What is needed>
Leave the pictures out and retype the lines from the beginning through the line with "(0,0) rectangle (1565,1167);", both ends included.

Collected material>
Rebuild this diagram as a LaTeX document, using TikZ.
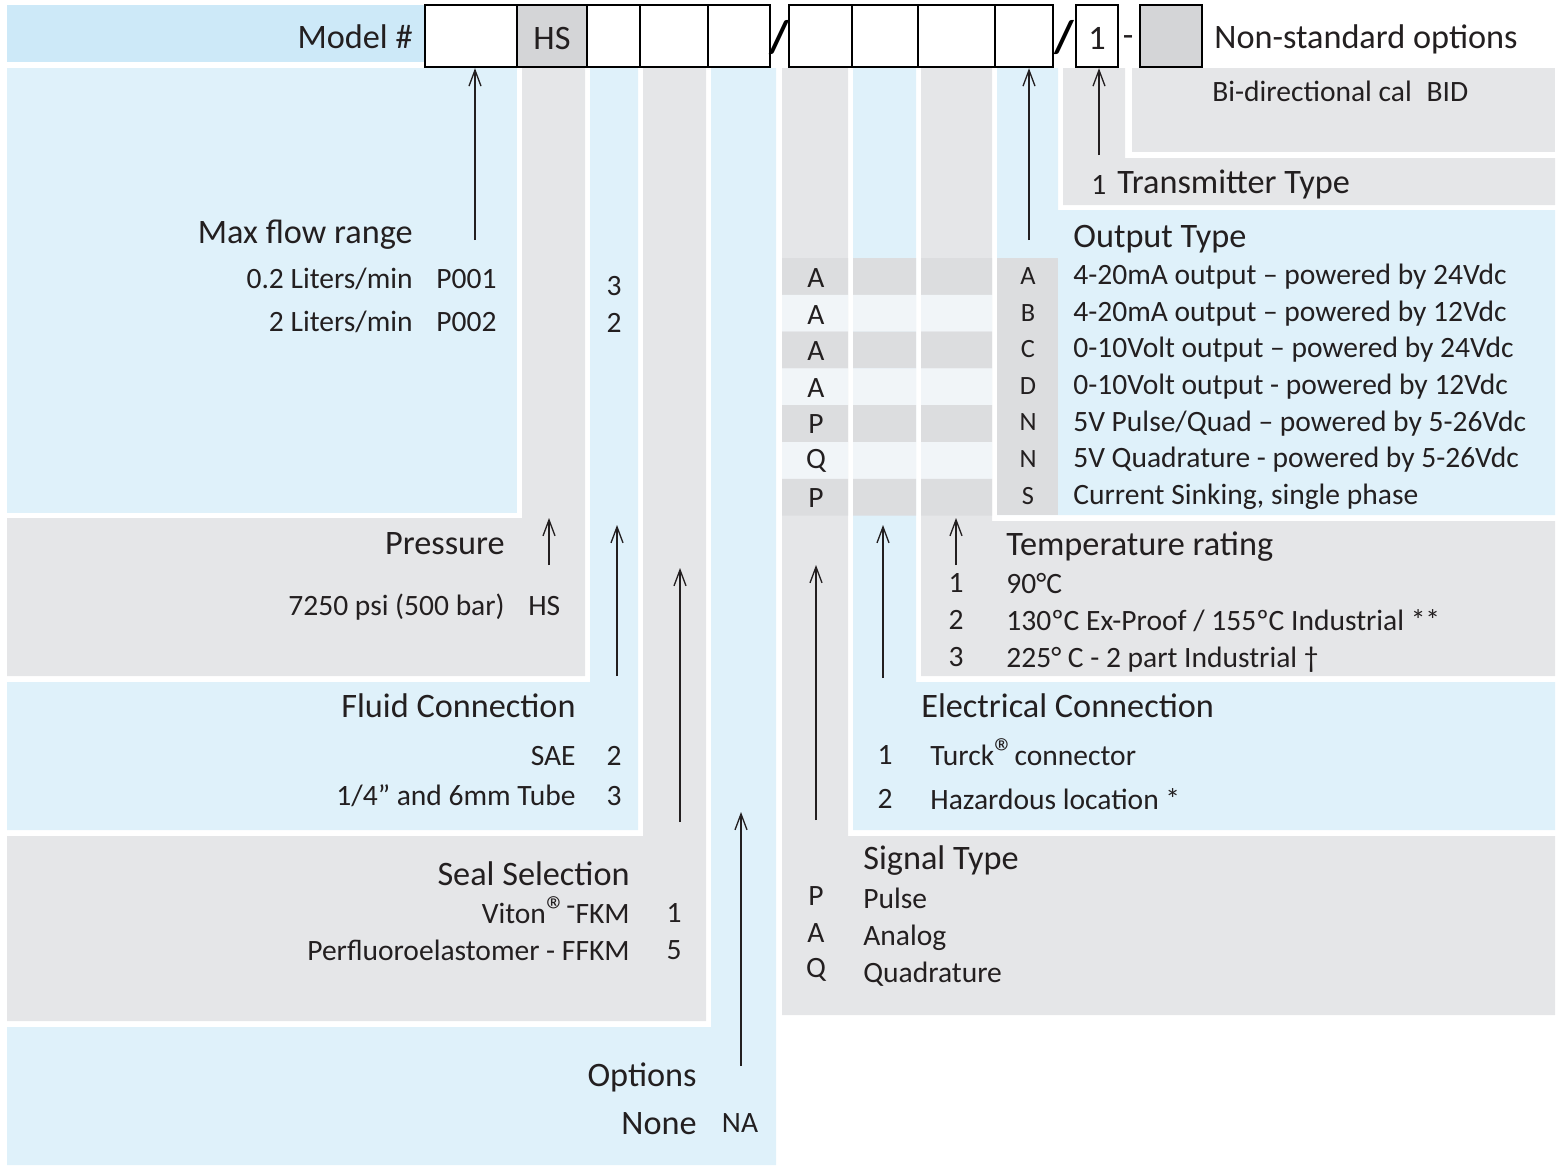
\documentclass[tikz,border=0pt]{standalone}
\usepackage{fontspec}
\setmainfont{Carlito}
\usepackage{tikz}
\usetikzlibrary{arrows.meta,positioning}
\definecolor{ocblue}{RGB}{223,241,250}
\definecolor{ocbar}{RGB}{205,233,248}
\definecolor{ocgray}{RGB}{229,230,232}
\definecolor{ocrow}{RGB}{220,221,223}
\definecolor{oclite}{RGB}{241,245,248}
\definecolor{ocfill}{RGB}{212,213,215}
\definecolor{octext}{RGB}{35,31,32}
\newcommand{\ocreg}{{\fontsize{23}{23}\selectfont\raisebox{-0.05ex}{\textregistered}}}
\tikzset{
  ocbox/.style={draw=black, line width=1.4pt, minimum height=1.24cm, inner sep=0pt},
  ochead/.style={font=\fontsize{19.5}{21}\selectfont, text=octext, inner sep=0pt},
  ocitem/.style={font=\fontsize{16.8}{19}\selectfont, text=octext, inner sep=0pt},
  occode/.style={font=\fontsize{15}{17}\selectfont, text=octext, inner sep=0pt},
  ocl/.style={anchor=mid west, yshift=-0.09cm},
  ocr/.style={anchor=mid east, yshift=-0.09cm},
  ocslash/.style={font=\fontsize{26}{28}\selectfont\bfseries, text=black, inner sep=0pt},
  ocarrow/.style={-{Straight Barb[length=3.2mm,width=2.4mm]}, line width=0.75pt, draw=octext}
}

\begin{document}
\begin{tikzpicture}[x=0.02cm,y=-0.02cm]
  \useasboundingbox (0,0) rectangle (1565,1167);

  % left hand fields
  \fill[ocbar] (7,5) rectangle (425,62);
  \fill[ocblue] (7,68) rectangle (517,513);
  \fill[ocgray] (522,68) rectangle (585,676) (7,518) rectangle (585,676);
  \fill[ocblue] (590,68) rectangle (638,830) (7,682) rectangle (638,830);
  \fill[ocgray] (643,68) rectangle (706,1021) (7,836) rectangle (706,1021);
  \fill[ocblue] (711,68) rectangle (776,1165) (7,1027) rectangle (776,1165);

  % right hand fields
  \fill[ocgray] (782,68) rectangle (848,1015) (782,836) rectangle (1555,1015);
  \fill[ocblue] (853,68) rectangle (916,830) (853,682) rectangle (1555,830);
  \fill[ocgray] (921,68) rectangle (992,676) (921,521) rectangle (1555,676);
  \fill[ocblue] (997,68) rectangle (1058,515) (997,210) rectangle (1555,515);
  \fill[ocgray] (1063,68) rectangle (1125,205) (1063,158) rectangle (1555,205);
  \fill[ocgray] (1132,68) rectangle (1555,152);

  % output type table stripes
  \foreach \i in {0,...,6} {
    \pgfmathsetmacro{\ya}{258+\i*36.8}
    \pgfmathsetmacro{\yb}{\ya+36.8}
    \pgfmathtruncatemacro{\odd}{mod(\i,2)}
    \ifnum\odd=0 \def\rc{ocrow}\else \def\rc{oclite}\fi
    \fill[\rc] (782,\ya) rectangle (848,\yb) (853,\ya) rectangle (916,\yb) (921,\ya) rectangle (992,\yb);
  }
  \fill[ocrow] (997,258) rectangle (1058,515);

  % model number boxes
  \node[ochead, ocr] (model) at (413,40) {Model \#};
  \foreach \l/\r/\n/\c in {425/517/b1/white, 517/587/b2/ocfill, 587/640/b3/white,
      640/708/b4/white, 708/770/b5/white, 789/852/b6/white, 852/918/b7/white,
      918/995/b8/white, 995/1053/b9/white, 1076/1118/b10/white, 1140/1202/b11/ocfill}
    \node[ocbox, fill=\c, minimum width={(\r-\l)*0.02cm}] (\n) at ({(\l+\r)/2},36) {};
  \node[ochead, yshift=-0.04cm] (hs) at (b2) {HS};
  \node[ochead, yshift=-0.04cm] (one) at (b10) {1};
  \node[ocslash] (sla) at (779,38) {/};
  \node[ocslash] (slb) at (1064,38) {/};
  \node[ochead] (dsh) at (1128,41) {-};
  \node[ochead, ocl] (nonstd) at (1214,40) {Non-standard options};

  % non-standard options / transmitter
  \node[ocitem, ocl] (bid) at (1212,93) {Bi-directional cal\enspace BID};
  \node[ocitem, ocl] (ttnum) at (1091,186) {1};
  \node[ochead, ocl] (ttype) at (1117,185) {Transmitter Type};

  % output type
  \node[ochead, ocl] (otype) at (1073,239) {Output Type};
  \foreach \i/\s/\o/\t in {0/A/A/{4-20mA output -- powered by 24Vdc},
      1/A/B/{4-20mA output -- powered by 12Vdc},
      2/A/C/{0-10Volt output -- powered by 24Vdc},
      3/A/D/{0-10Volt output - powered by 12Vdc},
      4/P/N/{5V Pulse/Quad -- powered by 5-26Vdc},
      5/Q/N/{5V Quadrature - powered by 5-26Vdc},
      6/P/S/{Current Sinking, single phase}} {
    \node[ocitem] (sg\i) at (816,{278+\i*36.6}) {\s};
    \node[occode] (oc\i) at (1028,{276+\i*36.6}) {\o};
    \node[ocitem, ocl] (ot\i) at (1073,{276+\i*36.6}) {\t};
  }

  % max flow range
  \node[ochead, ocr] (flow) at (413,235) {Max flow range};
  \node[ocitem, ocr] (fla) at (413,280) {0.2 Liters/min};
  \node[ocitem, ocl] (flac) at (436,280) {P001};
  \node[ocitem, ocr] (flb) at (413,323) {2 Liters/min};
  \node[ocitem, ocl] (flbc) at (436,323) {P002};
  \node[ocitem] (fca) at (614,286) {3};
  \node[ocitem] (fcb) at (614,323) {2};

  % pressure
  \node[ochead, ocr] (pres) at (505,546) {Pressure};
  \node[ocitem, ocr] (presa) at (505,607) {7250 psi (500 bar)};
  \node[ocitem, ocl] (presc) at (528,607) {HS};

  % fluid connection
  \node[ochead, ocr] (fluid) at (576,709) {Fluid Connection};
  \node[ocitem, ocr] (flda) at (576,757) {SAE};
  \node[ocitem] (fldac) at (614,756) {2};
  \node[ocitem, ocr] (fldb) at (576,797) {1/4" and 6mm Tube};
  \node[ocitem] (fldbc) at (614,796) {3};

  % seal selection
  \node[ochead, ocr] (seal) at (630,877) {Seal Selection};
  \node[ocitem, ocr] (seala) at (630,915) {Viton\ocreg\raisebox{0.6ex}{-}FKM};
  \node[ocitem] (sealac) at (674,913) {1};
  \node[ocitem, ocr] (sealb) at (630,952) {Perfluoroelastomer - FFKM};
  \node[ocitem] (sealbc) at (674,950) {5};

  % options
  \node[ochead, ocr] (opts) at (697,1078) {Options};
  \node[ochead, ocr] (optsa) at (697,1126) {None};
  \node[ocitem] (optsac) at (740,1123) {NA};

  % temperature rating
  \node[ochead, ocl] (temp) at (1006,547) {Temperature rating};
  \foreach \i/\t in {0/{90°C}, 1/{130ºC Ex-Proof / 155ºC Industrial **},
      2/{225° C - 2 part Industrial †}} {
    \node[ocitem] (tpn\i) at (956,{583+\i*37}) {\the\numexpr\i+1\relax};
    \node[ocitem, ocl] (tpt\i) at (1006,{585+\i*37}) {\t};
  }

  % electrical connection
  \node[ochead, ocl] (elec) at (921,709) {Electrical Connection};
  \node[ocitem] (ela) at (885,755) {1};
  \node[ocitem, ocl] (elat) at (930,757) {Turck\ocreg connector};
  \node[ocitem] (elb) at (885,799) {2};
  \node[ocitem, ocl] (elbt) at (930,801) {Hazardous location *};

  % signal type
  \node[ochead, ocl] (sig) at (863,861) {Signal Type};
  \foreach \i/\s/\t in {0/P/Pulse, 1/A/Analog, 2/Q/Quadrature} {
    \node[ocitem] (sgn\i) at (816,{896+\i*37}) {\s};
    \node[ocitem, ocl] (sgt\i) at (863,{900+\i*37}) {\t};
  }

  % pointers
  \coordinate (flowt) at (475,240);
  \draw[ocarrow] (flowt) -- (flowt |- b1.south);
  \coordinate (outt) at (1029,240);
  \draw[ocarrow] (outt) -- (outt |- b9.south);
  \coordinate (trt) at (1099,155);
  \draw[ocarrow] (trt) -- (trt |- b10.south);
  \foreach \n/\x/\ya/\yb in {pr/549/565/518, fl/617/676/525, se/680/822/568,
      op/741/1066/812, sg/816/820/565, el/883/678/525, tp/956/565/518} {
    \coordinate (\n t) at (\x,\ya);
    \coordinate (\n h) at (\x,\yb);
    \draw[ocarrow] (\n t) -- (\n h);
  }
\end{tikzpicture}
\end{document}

Result of this exercise>
Rebuild this diagram as a LaTeX document, using TikZ.
\documentclass[tikz,border=0pt]{standalone}
\usepackage{fontspec}
\setmainfont{Carlito}
\usepackage{tikz}
\usetikzlibrary{arrows.meta,positioning}
\definecolor{ocblue}{RGB}{223,241,250}
\definecolor{ocbar}{RGB}{205,233,248}
\definecolor{ocgray}{RGB}{229,230,232}
\definecolor{ocrow}{RGB}{220,221,223}
\definecolor{oclite}{RGB}{241,245,248}
\definecolor{ocfill}{RGB}{212,213,215}
\definecolor{octext}{RGB}{35,31,32}
\newcommand{\ocreg}{{\fontsize{23}{23}\selectfont\raisebox{-0.05ex}{\textregistered}}}
\tikzset{
  ocbox/.style={draw=black, line width=1.4pt, minimum height=1.24cm, inner sep=0pt},
  ochead/.style={font=\fontsize{19.5}{21}\selectfont, text=octext, inner sep=0pt},
  ocitem/.style={font=\fontsize{16.8}{19}\selectfont, text=octext, inner sep=0pt},
  occode/.style={font=\fontsize{15}{17}\selectfont, text=octext, inner sep=0pt},
  ocl/.style={anchor=mid west, yshift=-0.09cm},
  ocr/.style={anchor=mid east, yshift=-0.09cm},
  ocslash/.style={font=\fontsize{26}{28}\selectfont\bfseries, text=black, inner sep=0pt},
  ocarrow/.style={-{Straight Barb[length=3.2mm,width=2.4mm]}, line width=0.75pt, draw=octext}
}

\begin{document}
\begin{tikzpicture}[x=0.02cm,y=-0.02cm]
  \useasboundingbox (0,0) rectangle (1565,1167);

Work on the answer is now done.